Records for this task »
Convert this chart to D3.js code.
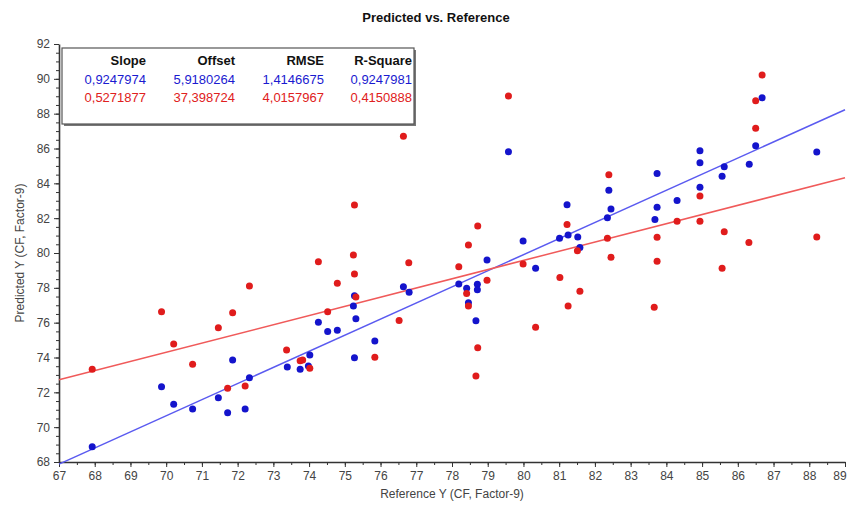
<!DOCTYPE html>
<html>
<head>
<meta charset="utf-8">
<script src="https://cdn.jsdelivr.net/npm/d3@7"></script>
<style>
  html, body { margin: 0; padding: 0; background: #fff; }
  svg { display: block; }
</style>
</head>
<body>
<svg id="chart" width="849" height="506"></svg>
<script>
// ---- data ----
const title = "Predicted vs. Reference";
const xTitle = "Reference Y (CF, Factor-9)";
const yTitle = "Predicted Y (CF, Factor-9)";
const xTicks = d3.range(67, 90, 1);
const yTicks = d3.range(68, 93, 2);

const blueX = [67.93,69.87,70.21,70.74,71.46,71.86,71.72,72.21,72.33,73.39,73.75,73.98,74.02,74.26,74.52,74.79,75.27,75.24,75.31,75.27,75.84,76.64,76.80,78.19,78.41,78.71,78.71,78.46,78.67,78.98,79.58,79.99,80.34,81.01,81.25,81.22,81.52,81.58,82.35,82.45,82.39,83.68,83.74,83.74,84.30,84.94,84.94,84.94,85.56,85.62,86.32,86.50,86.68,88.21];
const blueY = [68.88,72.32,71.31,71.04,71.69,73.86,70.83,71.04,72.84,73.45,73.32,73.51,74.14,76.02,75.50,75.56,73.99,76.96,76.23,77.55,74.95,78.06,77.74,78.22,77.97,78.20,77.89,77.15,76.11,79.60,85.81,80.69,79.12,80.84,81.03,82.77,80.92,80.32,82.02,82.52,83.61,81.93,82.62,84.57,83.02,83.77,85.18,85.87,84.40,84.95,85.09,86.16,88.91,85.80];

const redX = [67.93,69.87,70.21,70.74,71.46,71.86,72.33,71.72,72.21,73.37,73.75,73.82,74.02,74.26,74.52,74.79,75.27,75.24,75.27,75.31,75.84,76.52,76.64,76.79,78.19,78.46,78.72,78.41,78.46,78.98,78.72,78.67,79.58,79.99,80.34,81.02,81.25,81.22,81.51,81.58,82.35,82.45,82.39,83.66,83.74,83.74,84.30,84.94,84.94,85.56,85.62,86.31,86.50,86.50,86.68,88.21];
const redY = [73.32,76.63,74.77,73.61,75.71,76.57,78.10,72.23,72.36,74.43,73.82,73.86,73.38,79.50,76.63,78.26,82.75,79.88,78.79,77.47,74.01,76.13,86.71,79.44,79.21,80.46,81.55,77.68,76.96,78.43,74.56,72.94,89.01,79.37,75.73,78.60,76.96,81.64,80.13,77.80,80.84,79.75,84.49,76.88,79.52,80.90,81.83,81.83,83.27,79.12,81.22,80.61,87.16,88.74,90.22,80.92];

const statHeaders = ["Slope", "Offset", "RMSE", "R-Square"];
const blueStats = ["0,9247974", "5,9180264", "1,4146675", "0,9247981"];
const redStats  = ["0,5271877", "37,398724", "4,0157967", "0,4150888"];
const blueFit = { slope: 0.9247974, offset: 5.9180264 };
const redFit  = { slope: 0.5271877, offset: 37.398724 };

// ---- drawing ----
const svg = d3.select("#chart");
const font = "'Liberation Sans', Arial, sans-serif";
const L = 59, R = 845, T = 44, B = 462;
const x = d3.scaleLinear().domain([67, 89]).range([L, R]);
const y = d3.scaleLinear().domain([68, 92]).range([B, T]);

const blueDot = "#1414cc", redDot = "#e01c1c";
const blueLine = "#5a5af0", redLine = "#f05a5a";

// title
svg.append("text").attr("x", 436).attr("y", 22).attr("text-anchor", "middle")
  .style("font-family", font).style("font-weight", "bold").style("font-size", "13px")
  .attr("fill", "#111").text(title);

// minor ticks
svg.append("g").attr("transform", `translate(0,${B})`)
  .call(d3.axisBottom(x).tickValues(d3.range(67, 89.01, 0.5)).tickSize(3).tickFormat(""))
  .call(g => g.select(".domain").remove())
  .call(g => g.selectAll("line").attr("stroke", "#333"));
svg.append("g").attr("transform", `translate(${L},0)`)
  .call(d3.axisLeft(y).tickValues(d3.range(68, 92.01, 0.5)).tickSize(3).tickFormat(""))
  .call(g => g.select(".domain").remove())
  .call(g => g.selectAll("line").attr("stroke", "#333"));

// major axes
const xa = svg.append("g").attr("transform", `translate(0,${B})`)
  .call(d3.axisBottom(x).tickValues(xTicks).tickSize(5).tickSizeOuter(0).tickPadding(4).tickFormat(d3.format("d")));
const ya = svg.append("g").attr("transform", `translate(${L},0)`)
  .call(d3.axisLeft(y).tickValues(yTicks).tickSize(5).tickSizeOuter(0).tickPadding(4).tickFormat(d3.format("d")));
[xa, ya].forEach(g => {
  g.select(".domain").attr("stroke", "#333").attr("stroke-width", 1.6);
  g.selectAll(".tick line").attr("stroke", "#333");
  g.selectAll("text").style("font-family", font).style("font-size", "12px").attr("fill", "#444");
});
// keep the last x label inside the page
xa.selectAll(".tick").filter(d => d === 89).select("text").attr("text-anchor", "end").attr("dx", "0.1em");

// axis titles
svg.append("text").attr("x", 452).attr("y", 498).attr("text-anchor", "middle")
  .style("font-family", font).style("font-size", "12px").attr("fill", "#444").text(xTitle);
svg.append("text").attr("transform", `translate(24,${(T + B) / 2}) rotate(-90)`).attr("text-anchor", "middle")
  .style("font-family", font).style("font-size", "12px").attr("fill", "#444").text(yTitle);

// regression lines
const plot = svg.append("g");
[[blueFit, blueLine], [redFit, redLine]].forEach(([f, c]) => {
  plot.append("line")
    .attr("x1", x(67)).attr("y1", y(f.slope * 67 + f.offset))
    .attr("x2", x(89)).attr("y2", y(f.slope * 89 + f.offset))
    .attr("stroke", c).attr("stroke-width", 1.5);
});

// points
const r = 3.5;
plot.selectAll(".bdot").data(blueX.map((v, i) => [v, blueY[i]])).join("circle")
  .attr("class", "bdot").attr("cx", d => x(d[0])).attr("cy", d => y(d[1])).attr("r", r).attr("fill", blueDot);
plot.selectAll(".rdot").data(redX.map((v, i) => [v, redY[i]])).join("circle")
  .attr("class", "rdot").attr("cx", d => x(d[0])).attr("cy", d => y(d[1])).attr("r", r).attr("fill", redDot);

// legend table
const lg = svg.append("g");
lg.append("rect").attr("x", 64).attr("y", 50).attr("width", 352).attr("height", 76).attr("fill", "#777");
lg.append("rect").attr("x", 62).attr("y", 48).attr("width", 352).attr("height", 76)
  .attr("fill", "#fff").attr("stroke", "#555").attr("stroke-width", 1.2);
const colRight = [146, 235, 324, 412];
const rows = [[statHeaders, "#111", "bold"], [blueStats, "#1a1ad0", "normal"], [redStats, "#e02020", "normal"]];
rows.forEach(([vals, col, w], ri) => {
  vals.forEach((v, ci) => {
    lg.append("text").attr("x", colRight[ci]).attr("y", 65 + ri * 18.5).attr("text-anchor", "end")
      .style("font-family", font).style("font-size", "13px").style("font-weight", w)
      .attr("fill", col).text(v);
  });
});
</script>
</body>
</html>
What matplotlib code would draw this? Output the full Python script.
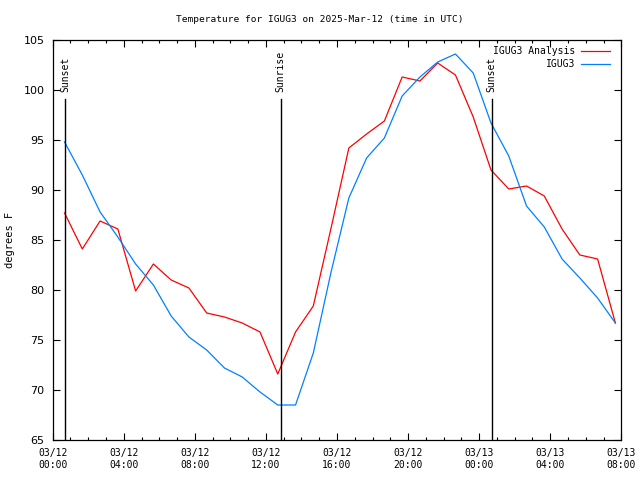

What this task involves »
Repeat the records above exactly, omitting every picture.

Complete answer »
Convert this chart to D3.js code.
<!DOCTYPE html>
<html>
<head>
<meta charset="utf-8">
<script src="https://cdn.jsdelivr.net/npm/d3@7"></script>
<style>
  html, body { margin: 0; padding: 0; background: #fff; }
  svg { display: block; }
</style>
</head>
<body>
<svg id="chart" width="849" height="506"></svg>
<script>
// ---- data ----
const title = "Predicted vs. Reference";
const xTitle = "Reference Y (CF, Factor-9)";
const yTitle = "Predicted Y (CF, Factor-9)";
const xTicks = d3.range(67, 90, 1);
const yTicks = d3.range(68, 93, 2);

const blueX = [67.93,69.87,70.21,70.74,71.46,71.86,71.72,72.21,72.33,73.39,73.75,73.98,74.02,74.26,74.52,74.79,75.27,75.24,75.31,75.27,75.84,76.64,76.80,78.19,78.41,78.71,78.71,78.46,78.67,78.98,79.58,79.99,80.34,81.01,81.25,81.22,81.52,81.58,82.35,82.45,82.39,83.68,83.74,83.74,84.30,84.94,84.94,84.94,85.56,85.62,86.32,86.50,86.68,88.21];
const blueY = [68.88,72.32,71.31,71.04,71.69,73.86,70.83,71.04,72.84,73.45,73.32,73.51,74.14,76.02,75.50,75.56,73.99,76.96,76.23,77.55,74.95,78.06,77.74,78.22,77.97,78.20,77.89,77.15,76.11,79.60,85.81,80.69,79.12,80.84,81.03,82.77,80.92,80.32,82.02,82.52,83.61,81.93,82.62,84.57,83.02,83.77,85.18,85.87,84.40,84.95,85.09,86.16,88.91,85.80];

const redX = [67.93,69.87,70.21,70.74,71.46,71.86,72.33,71.72,72.21,73.37,73.75,73.82,74.02,74.26,74.52,74.79,75.27,75.24,75.27,75.31,75.84,76.52,76.64,76.79,78.19,78.46,78.72,78.41,78.46,78.98,78.72,78.67,79.58,79.99,80.34,81.02,81.25,81.22,81.51,81.58,82.35,82.45,82.39,83.66,83.74,83.74,84.30,84.94,84.94,85.56,85.62,86.31,86.50,86.50,86.68,88.21];
const redY = [73.32,76.63,74.77,73.61,75.71,76.57,78.10,72.23,72.36,74.43,73.82,73.86,73.38,79.50,76.63,78.26,82.75,79.88,78.79,77.47,74.01,76.13,86.71,79.44,79.21,80.46,81.55,77.68,76.96,78.43,74.56,72.94,89.01,79.37,75.73,78.60,76.96,81.64,80.13,77.80,80.84,79.75,84.49,76.88,79.52,80.90,81.83,81.83,83.27,79.12,81.22,80.61,87.16,88.74,90.22,80.92];

const statHeaders = ["Slope", "Offset", "RMSE", "R-Square"];
const blueStats = ["0,9247974", "5,9180264", "1,4146675", "0,9247981"];
const redStats  = ["0,5271877", "37,398724", "4,0157967", "0,4150888"];
const blueFit = { slope: 0.9247974, offset: 5.9180264 };
const redFit  = { slope: 0.5271877, offset: 37.398724 };

// ---- drawing ----
const svg = d3.select("#chart");
const font = "'Liberation Sans', Arial, sans-serif";
const L = 59, R = 845, T = 44, B = 462;
const x = d3.scaleLinear().domain([67, 89]).range([L, R]);
const y = d3.scaleLinear().domain([68, 92]).range([B, T]);

const blueDot = "#1414cc", redDot = "#e01c1c";
const blueLine = "#5a5af0", redLine = "#f05a5a";

// title
svg.append("text").attr("x", 436).attr("y", 22).attr("text-anchor", "middle")
  .style("font-family", font).style("font-weight", "bold").style("font-size", "13px")
  .attr("fill", "#111").text(title);

// minor ticks
svg.append("g").attr("transform", `translate(0,${B})`)
  .call(d3.axisBottom(x).tickValues(d3.range(67, 89.01, 0.5)).tickSize(3).tickFormat(""))
  .call(g => g.select(".domain").remove())
  .call(g => g.selectAll("line").attr("stroke", "#333"));
svg.append("g").attr("transform", `translate(${L},0)`)
  .call(d3.axisLeft(y).tickValues(d3.range(68, 92.01, 0.5)).tickSize(3).tickFormat(""))
  .call(g => g.select(".domain").remove())
  .call(g => g.selectAll("line").attr("stroke", "#333"));

// major axes
const xa = svg.append("g").attr("transform", `translate(0,${B})`)
  .call(d3.axisBottom(x).tickValues(xTicks).tickSize(5).tickSizeOuter(0).tickPadding(4).tickFormat(d3.format("d")));
const ya = svg.append("g").attr("transform", `translate(${L},0)`)
  .call(d3.axisLeft(y).tickValues(yTicks).tickSize(5).tickSizeOuter(0).tickPadding(4).tickFormat(d3.format("d")));
[xa, ya].forEach(g => {
  g.select(".domain").attr("stroke", "#333").attr("stroke-width", 1.6);
  g.selectAll(".tick line").attr("stroke", "#333");
  g.selectAll("text").style("font-family", font).style("font-size", "12px").attr("fill", "#444");
});
// keep the last x label inside the page
xa.selectAll(".tick").filter(d => d === 89).select("text").attr("text-anchor", "end").attr("dx", "0.1em");

// axis titles
svg.append("text").attr("x", 452).attr("y", 498).attr("text-anchor", "middle")
  .style("font-family", font).style("font-size", "12px").attr("fill", "#444").text(xTitle);
svg.append("text").attr("transform", `translate(24,${(T + B) / 2}) rotate(-90)`).attr("text-anchor", "middle")
  .style("font-family", font).style("font-size", "12px").attr("fill", "#444").text(yTitle);

// regression lines
const plot = svg.append("g");
[[blueFit, blueLine], [redFit, redLine]].forEach(([f, c]) => {
  plot.append("line")
    .attr("x1", x(67)).attr("y1", y(f.slope * 67 + f.offset))
    .attr("x2", x(89)).attr("y2", y(f.slope * 89 + f.offset))
    .attr("stroke", c).attr("stroke-width", 1.5);
});

// points
const r = 3.5;
plot.selectAll(".bdot").data(blueX.map((v, i) => [v, blueY[i]])).join("circle")
  .attr("class", "bdot").attr("cx", d => x(d[0])).attr("cy", d => y(d[1])).attr("r", r).attr("fill", blueDot);
plot.selectAll(".rdot").data(redX.map((v, i) => [v, redY[i]])).join("circle")
  .attr("class", "rdot").attr("cx", d => x(d[0])).attr("cy", d => y(d[1])).attr("r", r).attr("fill", redDot);

// legend table
const lg = svg.append("g");
lg.append("rect").attr("x", 64).attr("y", 50).attr("width", 352).attr("height", 76).attr("fill", "#777");
lg.append("rect").attr("x", 62).attr("y", 48).attr("width", 352).attr("height", 76)
  .attr("fill", "#fff").attr("stroke", "#555").attr("stroke-width", 1.2);
const colRight = [146, 235, 324, 412];
const rows = [[statHeaders, "#111", "bold"], [blueStats, "#1a1ad0", "normal"], [redStats, "#e02020", "normal"]];
rows.forEach(([vals, col, w], ri) => {
  vals.forEach((v, ci) => {
    lg.append("text").attr("x", colRight[ci]).attr("y", 65 + ri * 18.5).attr("text-anchor", "end")
      .style("font-family", font).style("font-size", "13px").style("font-weight", w)
      .attr("fill", col).text(v);
  });
});
</script>
</body>
</html>
What matplotlib code would draw this? Output the full Python script.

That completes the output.